Complici le moderne tecnologie, che hanno permesso l’investimento “on-line”, tanti oscuri piccoli borghesi hanno creduto di essere finanzieri, hanno creduto di poter comprendere il mercato, di dominarlo, di diventare ricchi con facilità.

Queste cose succedono, invece, solo nei film prodotti ad Hollywood: la realtà è ben diversa.

La grande finanza fa e disfa a suo piacimento ed il piccolo investitore, con il suo giardinetto frutto di tanti anni di sacrifici e di risparmi, diventa solo il parco buoi da sacrificare al momento opportuno.

Una ricerca effettuata da Eurispes ha scoperto che, per ogni cento lire investite sul mercato quattro anni fa, e suddivise equamente tra tutti i titoli del listino, oggi restano soltanto 56,4 lire.

Peggio ancora è andata a chi ha puntato su titoli del Nuovo Mercato: la perdita ha ridotto il patrimonio di oltre il 70% e delle originarie cento lire ne sono rimaste solo 27,4.

Il vecchio titolo di Stato, bene rifugio per tanto tempo, ultimamente bistrattato avrebbe reso decisamente meglio.

Naturalmente l’indagine Eurispes prende in considerazione il mercato nel suo insieme, perché qualche titolo ha generosamente premiato i suoi azionisti.

E’, per esempio, il caso di Eni, che ha segnato in quattro anni un rialzo di ben il 170%, ma anche Autostrade, Enel e Saipem hanno avuto un ottimo rendimento.

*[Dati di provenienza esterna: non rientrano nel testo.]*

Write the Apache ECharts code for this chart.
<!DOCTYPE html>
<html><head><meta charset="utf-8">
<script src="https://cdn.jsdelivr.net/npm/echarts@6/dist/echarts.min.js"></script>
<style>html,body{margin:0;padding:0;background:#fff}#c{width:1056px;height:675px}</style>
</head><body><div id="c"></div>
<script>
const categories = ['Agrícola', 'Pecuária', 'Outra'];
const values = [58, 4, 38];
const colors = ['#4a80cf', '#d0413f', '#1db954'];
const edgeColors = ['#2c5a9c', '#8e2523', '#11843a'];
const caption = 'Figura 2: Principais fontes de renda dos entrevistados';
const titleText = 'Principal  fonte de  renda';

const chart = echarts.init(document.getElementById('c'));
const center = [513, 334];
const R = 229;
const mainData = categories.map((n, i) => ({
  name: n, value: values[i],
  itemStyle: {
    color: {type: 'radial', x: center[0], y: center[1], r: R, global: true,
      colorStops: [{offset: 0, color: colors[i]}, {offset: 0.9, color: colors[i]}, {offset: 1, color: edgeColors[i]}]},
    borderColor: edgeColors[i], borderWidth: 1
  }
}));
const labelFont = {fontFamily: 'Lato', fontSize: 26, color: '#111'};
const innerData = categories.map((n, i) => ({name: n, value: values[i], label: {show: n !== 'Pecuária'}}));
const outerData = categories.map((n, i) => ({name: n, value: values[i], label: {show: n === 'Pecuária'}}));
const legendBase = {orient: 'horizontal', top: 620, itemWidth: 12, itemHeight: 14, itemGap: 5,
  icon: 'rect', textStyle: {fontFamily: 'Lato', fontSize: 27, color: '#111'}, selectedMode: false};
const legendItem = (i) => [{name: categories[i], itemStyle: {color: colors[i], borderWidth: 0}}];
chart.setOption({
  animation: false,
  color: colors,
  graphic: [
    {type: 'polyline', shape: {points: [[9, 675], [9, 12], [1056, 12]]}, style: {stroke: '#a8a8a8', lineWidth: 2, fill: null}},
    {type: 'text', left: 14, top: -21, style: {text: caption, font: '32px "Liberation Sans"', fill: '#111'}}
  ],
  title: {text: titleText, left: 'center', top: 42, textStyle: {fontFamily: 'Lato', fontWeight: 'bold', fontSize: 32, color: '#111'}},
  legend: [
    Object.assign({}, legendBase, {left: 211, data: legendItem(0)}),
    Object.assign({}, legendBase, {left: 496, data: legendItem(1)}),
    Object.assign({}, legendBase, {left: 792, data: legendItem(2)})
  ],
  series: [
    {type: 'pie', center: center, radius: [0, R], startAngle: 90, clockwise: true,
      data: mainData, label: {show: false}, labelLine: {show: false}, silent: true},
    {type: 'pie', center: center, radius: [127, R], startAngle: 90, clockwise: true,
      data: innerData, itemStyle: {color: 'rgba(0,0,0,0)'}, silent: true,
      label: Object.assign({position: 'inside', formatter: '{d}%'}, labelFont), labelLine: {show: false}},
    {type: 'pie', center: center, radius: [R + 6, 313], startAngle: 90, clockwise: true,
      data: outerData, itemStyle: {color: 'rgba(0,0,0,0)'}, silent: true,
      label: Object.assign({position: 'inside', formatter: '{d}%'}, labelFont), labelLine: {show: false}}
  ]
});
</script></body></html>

Per capire quanto il piccolo risparmiatore sia un fuscello nelle mani dei burattinai della grande finanza bastano i casi di due titoli guida di piazza Affari: Fiat e Telecom Italia.

Il titolo dell’azienda torinese, invischiata in un mare di guai, che mette in cassa integrazione gli operai, nell’ultimo anno è salito del 21% dopo aver visto scendere a capofitto la sua quotazione dal 2000 al 2003.

Telecom, una gallina dalle uova d’oro, “regalata” dal governo D’Alema al finanziere Colaninno ed oggi di proprietà del gruppo Tronchetti Provera, è la maglia nera del mercato delle “grandi”: in un anno il titolo ha polverizzato il 60% del suo valore.

I lavoratori dovrebbero diventare “proprietari” delle aziende nelle quali lavorano, ma non attraverso l’acquisto delle azioni, tramite la socializzazione.

Se però tutte le grandi aziende fossero socializzate il mercato non potrebbe avere questi alti e bassi e i pescicani non potrebbero guadagnare premendo qualche bottone dagli uffici della City, di Wall Street o di qualche sperduto e sconosciuto paradiso fiscale.